▸ **TASK TO CARRY OUT**: Restate word for word the lines beginning at the one that contains "Reproduce this chart" and ending at the one that contains "Chart.register(...registerables);"; include both and nothing else.

▸ **EXCERPTED RECORDS**:

— START —

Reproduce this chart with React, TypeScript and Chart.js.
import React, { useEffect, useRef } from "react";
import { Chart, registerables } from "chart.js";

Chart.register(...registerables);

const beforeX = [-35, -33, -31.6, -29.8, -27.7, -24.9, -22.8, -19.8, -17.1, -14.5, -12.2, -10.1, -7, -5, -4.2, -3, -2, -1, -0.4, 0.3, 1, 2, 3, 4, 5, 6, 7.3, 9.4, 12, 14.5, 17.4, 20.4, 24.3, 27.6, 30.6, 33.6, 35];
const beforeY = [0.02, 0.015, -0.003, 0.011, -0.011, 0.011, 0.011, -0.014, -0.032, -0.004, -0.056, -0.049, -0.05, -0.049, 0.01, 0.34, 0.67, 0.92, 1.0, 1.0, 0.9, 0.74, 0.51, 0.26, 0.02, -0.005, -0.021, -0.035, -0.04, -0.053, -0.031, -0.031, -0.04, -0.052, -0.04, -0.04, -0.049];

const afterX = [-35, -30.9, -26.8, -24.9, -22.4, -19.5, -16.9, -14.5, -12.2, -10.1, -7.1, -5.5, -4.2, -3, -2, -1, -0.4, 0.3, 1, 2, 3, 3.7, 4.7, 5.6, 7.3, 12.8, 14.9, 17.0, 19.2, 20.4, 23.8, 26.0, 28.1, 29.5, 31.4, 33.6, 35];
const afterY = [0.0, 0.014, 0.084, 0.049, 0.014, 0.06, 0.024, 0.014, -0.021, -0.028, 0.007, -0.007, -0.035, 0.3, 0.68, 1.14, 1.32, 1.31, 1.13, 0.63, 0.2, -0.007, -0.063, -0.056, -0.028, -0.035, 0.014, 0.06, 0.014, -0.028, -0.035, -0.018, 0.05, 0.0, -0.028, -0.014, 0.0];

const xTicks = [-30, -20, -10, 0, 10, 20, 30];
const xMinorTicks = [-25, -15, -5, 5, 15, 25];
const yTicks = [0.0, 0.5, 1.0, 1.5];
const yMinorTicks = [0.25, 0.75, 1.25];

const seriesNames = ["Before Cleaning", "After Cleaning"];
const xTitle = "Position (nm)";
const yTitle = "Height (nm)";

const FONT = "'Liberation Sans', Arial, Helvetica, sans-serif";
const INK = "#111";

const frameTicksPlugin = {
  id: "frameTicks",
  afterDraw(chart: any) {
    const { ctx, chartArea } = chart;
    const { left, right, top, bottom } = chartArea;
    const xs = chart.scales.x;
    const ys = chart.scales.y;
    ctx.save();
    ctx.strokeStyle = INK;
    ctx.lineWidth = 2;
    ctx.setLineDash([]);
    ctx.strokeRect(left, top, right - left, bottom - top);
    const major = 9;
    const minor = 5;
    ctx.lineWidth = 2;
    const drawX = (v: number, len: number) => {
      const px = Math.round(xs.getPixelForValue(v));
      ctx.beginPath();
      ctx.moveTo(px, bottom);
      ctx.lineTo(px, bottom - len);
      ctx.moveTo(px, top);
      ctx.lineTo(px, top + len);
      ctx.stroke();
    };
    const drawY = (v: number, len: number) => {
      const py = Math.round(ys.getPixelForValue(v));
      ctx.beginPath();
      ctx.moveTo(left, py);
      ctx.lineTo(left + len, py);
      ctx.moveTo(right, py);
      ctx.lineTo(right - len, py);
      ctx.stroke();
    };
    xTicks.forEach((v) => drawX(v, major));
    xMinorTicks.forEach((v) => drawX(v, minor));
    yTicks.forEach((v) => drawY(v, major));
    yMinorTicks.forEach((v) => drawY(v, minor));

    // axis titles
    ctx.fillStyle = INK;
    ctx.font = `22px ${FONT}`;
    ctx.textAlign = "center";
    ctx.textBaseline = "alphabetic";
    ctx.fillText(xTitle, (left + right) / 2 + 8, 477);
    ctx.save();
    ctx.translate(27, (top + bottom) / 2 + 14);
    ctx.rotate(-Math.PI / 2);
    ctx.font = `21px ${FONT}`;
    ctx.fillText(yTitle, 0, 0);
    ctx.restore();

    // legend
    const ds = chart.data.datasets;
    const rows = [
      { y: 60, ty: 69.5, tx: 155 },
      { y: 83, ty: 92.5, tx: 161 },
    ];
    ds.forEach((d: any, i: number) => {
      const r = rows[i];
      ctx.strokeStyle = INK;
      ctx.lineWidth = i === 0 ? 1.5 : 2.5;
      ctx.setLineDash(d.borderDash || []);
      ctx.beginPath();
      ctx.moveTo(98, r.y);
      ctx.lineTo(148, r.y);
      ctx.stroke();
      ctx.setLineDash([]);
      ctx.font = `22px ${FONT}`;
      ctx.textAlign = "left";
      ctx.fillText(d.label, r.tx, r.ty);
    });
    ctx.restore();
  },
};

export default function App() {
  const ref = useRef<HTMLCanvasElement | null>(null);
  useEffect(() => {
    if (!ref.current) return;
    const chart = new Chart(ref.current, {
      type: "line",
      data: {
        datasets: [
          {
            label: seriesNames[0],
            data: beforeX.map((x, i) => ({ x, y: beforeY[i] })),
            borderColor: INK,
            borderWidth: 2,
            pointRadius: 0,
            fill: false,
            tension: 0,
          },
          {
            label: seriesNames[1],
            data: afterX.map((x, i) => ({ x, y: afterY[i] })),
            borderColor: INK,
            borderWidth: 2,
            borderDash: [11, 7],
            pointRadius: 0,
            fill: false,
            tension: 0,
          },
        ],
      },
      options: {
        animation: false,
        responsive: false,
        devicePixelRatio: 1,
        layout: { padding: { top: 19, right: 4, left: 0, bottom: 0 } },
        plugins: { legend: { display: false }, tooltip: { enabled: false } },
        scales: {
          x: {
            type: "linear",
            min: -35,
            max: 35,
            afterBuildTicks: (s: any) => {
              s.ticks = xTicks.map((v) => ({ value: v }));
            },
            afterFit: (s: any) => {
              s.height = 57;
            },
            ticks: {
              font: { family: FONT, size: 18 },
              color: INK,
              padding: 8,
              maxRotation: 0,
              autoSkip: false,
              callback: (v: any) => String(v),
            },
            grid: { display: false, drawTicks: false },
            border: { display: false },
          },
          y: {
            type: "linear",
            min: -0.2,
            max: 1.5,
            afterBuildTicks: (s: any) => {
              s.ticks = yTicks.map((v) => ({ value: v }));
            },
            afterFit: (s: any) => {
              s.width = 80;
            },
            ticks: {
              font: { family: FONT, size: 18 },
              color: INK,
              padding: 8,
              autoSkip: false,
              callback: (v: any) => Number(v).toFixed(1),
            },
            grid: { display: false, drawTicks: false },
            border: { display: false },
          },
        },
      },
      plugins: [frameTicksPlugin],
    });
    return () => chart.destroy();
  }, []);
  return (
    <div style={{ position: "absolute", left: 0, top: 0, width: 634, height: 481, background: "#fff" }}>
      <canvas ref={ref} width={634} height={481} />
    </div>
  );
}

— END —
— START —

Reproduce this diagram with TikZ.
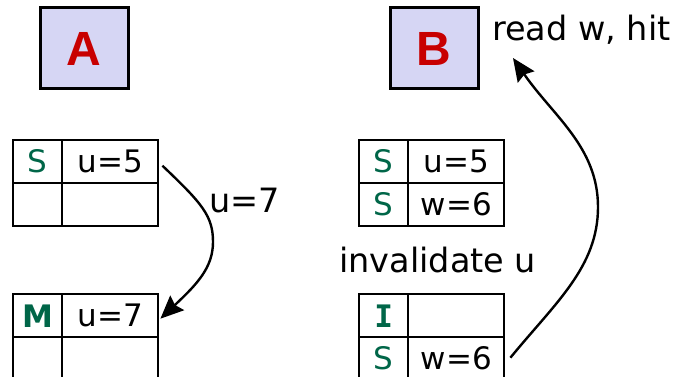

— END —
— START —

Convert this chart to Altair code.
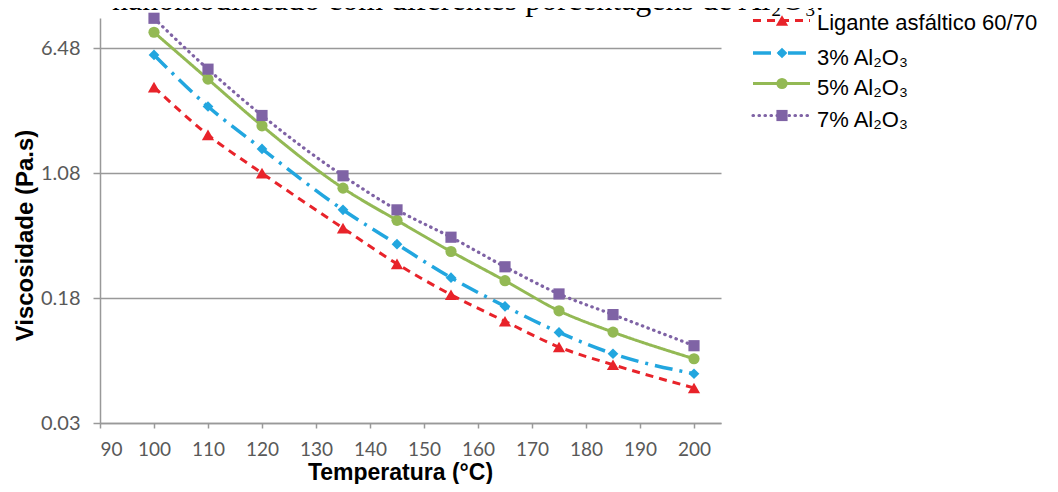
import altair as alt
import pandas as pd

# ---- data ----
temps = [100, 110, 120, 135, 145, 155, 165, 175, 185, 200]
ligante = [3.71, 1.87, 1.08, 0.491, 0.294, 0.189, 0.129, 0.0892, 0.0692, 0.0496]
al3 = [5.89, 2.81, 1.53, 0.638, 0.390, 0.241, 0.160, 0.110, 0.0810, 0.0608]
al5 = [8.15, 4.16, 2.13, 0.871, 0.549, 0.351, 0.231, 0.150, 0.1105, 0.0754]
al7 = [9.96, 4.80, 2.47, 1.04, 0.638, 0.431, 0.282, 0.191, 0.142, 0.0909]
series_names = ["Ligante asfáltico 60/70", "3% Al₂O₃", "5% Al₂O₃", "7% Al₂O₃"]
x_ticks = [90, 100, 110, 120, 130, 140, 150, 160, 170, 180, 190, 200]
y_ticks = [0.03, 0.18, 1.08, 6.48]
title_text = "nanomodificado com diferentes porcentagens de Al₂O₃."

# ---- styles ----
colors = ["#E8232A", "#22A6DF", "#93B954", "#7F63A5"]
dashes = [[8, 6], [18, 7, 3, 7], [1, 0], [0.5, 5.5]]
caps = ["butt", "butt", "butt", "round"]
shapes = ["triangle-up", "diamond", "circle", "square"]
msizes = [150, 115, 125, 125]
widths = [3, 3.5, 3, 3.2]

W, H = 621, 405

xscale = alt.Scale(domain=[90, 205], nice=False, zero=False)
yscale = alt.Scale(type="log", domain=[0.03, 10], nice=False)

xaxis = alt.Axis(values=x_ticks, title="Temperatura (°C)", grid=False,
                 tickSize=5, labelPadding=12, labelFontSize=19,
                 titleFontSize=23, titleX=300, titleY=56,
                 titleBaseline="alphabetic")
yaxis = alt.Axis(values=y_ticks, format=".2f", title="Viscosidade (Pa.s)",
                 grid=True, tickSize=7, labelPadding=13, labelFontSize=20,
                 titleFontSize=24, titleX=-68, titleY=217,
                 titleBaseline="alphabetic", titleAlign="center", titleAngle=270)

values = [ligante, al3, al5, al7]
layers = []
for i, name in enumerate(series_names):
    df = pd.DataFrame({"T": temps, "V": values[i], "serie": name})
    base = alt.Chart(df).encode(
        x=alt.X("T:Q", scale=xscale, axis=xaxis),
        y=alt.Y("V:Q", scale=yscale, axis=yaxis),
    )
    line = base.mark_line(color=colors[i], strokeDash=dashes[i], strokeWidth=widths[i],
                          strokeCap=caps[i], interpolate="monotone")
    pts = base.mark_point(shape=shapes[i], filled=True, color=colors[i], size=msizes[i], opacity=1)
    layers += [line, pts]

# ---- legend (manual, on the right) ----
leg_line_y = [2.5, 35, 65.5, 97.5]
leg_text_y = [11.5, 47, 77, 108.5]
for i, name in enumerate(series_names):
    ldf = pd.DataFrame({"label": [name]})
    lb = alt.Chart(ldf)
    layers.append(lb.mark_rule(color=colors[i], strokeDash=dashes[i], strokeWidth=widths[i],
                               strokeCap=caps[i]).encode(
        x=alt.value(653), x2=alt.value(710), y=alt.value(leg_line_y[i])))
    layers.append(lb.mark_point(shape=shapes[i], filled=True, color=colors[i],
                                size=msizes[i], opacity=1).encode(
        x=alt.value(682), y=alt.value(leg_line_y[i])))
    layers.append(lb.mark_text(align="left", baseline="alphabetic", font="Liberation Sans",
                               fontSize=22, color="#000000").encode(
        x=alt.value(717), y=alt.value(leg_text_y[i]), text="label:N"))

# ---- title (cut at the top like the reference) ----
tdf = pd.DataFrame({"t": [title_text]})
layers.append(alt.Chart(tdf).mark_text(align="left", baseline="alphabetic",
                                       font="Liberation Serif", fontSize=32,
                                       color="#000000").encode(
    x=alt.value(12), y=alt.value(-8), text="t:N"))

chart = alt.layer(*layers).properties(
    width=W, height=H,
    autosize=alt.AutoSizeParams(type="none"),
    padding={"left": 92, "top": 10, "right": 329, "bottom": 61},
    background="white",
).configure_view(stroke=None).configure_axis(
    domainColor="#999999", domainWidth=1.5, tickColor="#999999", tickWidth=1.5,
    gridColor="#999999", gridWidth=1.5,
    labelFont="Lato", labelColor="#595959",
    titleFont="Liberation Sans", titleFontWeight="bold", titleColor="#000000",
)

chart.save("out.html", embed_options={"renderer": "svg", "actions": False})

— END —

▸ **ANSWER TO THIS TASK**:
Reproduce this chart with React, TypeScript and Chart.js.
import React, { useEffect, useRef } from "react";
import { Chart, registerables } from "chart.js";

Chart.register(...registerables);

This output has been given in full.